Solved – Why variance of OLS estimate decreases as sample size increases

least squaresmultiple regressionregressionvariance

Let $X$ be a $n\times (p+1)$ non-stochastic design matrix. OLS estimator is given by

$$\hat{\beta} = (X'X)^{-1}X' y$$

Thus the variance of the estimator is

$$\text{Var}\left( \hat{\beta}\right) = (X'X)^{-1} \sigma^2\, , $$

where $\text{Var}(y) = I_n \sigma^2$.

My question is, why is it true that variance of estimator decreases as sample size increases? It is not obvious to me what the $i$-th diagonal entry of $(X'X)^{-1}$ is.

Best Answer

If we assume that $\sigma^2$ is known, the variance of the OLS estimator only depends on $X'X$ because we do not need to estimate $\sigma^2$. Here is a purely algebraic proof that the variance of the estimator decreases with any additional observation if $\sigma^2$ is known.
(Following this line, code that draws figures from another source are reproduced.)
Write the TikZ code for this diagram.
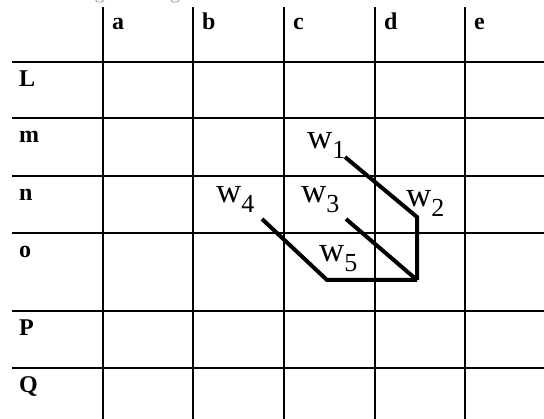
\documentclass[tikz,border=0pt]{standalone}
\usepackage{fontspec}
\setmainfont{Liberation Serif}

\tikzset{
  gridline/.style={line width=2pt},
  seg/.style={line width=4pt},
  head/.style={anchor=base west, inner sep=0pt, font=\fontsize{24}{24}\selectfont\bfseries},
  wlab/.style={anchor=base west, inner sep=0pt, font=\fontsize{35}{35}\selectfont},
  caption/.style={anchor=base west, inner sep=0pt, text=gray!70, font=\fontsize{21}{21}\selectfont},
}
\newcommand{\wsub}[1]{w\raisebox{-10pt}{\fontsize{26}{26}\selectfont #1}}

\begin{document}
\begin{tikzpicture}[x=1pt, y=-1pt]
    \useasboundingbox (0,0) rectangle (544,419);

    % Caption, cut off by the top edge
    \begin{scope}
      \clip (0,0) rectangle (544,419);
      \node[caption] (cap) at (22,-1) {Word Segment Signal};
    \end{scope}

    % Grid
    \foreach \y in {62,118,176,233,311,368}
      \draw[gridline] (12,\y) -- (544,\y);
    \foreach \x in {103,193,284,375,465}
      \draw[gridline] (\x,7) -- (\x,419);

    % Column and row labels
    \foreach \x/\t in {103/a,193/b,284/c,375/d,465/e}
      \node[head] (col-\t) at (\x+9,30) {\t};
    \foreach \y/\t in {62/L,118/m,176/n,233/o,311/P,368/Q}
      \node[head] (row-\t) at (19,\y+25) {\t};

    % Segment end points
    \coordinate (s1) at (345,157);
    \coordinate (j2) at (417,217);
    \coordinate (k)  at (417,280);
    \coordinate (s3) at (346,219);
    \coordinate (s4) at (262,219);
    \coordinate (j5) at (327,280);

    % Segments
    \draw[seg] (s1) -- (j2) -- (k);
    \draw[seg] (s3) -- (k);
    \draw[seg] (s4) -- (j5) -- (k);

    % Segment labels
    \node[wlab] (w1) at (307,149) {\wsub{1}};
    \node[wlab] (w2) at (406,207) {\wsub{2}};
    \node[wlab] (w3) at (301,203) {\wsub{3}};
    \node[wlab] (w4) at (216,203) {\wsub{4}};
    \node[wlab] (w5) at (319,262) {\wsub{5}};
\end{tikzpicture}
\end{document}
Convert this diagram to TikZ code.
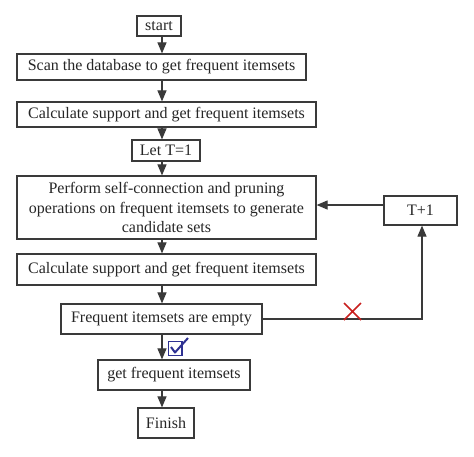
\documentclass[tikz,border=0pt]{standalone}
\usepackage{fontspec}
\setmainfont{Liberation Serif}
\usetikzlibrary{arrows.meta}
\definecolor{ln}{HTML}{3A3A3A}
\definecolor{chk}{HTML}{2E3192}
\definecolor{xred}{HTML}{C8201E}
\tikzset{
  box/.style={draw=ln, line width=1.2pt, inner sep=0pt, align=center, font=\fontsize{16}{19.5}\selectfont, text=black!85},
  arr/.style={draw=ln, line width=1.1pt, -{Triangle[length=11pt,width=9pt]}},
  ln/.style={draw=ln, line width=1.1pt}
}
\begin{document}
\begin{tikzpicture}[x=1pt,y=-1pt]
\useasboundingbox (0,0) rectangle (474,456);
\node[box, minimum width=44pt, minimum height=20pt] (start) at (159,26) {start};
\node[box, minimum width=289pt, minimum height=26pt] (scan) at (161.5,67) {Scan the database to get frequent itemsets};
\node[box, minimum width=299pt, minimum height=25pt] (calc1) at (166.5,114.5) {Calculate support and get frequent itemsets};
\node[box, minimum width=68pt, minimum height=21pt] (let) at (166,150.5) {Let T=1};
\node[box, minimum width=299pt, minimum height=63pt] (perf) at (166.5,207.5) {Perform self-connection and pruning\\operations on frequent itemsets to generate\\candidate sets};
\node[box, minimum width=73pt, minimum height=29pt] (tp) at (420.5,210.5) {T+1};
\node[box, minimum width=299pt, minimum height=31pt] (calc2) at (166.5,269.5) {Calculate support and get frequent itemsets};
\node[box, minimum width=201pt, minimum height=30pt] (empty) at (161.5,319) {Frequent itemsets are empty};
\node[box, minimum width=152pt, minimum height=30pt] (get) at (174,375) {get frequent itemsets};
\node[box, minimum width=56pt, minimum height=30pt] (fin) at (166,423) {Finish};
\coordinate (col) at (162,0);
\coordinate (rc) at (422,0);
\draw[arr] (col |- start.south) -- (col |- scan.north);
\draw[arr] (col |- scan.south) -- (col |- calc1.north);
\draw[arr] (col |- calc1.south) -- (col |- let.north);
\draw[arr] (col |- let.south) -- (col |- perf.north);
\draw[arr] (col |- perf.south) -- (col |- calc2.north);
\draw[arr] (col |- calc2.south) -- (col |- empty.north);
\draw[arr] (col |- empty.south) -- (col |- get.north);
\draw[arr] (col |- get.south) -- (col |- fin.north);
\draw[arr] (tp.west |- 0,205) -- (perf.east |- 0,205);
\draw[arr] (empty.east) -- (rc |- empty.east) -- (rc |- tp.south);
% red cross
\draw[xred, line width=1.5pt] (344,303) -- (361,320) (361,303) -- (344,320);
% check box
\draw[chk, line width=1.8pt] (168.5,341.5) rectangle (182,355.5);
\draw[chk, line width=2pt, line join=round] (171,347) -- (175,352.5) -- (188,338);
\end{tikzpicture}
\end{document}
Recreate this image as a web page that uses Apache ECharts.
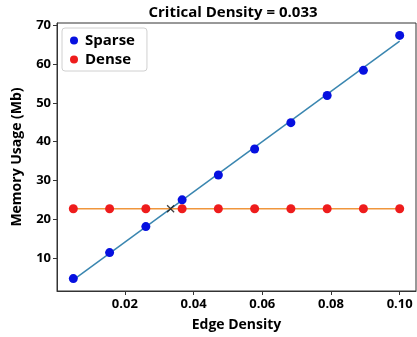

Suppose $X$ is your current design matrix and you add one more observation $x$, which has dimension $1\times (p+1)$. Your new design matrix is $$X_{new} = \left(\begin{array}{c}X \\ x \end{array}\right).$$ You can check that $X_{new}'X_{new} = X'X + x'x$. Using the Woodbury identity we get $$ (X_{new}'X_{new})^{-1} = (X'X + x'x)^{-1} = (X'X)^{-1} - \frac{(X'X)^{-1}x'x(X'X)^{-1}}{1+x(X'X)^{-1}x'} $$ Because $(X'X)^{-1}x'x(X'X)^{-1}$ is positive semi-definite (it is the multiplication of a matrix with its transpose) and $1+x(X'X)^{-1}x'>0$, the diagonal elements of the subtracting term are greater than or equal to zero. So, the diagonal elements of $(X_{new}'X_{new})^{-1}$ are less than or equal to the diagonal elements of $(X'X)^{-1}$.